Gwenda Blair, one of Mr. Trump’s first biographers, said he has maximized the model he used while a real-estate developer, on a much smaller stage, of pitting people against each other to keep them in line.

“The first time in the White House, he hadn’t made the leap to the amount of bureaucracy and inertia that’s inherent in the federal government,” Ms. Blair said. “This time, it appears that he’s that much closer to figuring it out so he can follow up with what he tried to do the first time — making them afraid, keeping any horizontal alliances from forming, making people report vertically to him.”

The incoming president has remarked that the media is treating him better since his victory, and he is taking calls on his cellphone from anchors at networks he has called “fake news,” such as CNN and NBC. But he has also threatened other reporters and outlets with lawsuits for coverage he dislikes, and has hinted that he wants to take TV licenses away from unfriendly broadcasters.
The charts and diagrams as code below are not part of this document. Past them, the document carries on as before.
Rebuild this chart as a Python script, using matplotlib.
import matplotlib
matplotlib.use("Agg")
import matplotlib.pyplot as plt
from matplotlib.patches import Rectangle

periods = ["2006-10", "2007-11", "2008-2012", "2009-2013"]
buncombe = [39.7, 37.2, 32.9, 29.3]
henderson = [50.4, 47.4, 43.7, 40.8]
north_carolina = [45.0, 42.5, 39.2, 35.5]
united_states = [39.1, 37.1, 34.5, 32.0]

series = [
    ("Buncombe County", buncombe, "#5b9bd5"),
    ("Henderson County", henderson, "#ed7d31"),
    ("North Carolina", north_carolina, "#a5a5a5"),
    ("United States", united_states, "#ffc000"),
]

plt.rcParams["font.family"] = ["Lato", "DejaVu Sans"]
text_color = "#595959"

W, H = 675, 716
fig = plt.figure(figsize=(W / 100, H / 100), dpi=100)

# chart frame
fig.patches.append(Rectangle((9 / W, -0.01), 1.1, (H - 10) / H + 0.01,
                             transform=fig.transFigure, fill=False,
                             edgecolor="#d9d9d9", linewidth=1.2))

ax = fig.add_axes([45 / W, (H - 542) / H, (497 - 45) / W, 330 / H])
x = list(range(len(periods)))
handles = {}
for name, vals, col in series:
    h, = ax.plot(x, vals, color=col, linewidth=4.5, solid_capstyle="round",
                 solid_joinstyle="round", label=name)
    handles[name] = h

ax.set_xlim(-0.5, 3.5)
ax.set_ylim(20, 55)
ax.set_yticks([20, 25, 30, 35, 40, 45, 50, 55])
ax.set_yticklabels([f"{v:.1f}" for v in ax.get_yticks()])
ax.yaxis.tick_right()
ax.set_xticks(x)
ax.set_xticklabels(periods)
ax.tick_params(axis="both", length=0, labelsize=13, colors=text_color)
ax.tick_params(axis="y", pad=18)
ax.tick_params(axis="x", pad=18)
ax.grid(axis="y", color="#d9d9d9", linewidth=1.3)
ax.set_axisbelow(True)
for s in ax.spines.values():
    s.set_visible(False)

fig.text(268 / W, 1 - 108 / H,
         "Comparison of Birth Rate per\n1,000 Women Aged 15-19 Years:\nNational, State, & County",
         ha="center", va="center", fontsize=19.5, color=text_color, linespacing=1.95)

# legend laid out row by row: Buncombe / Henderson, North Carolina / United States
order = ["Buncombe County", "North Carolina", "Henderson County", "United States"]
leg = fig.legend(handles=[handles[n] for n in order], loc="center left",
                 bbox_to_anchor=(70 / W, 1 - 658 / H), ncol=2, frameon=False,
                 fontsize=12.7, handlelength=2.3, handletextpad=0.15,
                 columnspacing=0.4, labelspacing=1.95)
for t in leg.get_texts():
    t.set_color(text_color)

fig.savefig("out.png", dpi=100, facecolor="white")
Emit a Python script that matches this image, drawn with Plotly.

He has a notion that he might change Washington, even visually. He is seeking to repurchase the Waldorf Astoria hotel on Pennsylvania Avenue and turn it back into a Trump hotel — a safe space for his supporters in a city where he only captured about 7 percent of the vote in November. Other allies are looking to create a social club for Trump insiders. And Mr. Trump recently told D.C.’s mayor, Muriel Bowser, that he wants to see graffiti cleaned up.

He also has some ideas to redesign the White House; he has told associates he likes the idea of turning a room near the Oval Office dining room into a hangout space for his friends. Elon Musk, who has been asking for several days about whether he could have West Wing office space, is considered a likely presence on the couch if Mr. Trump follows through on the idea.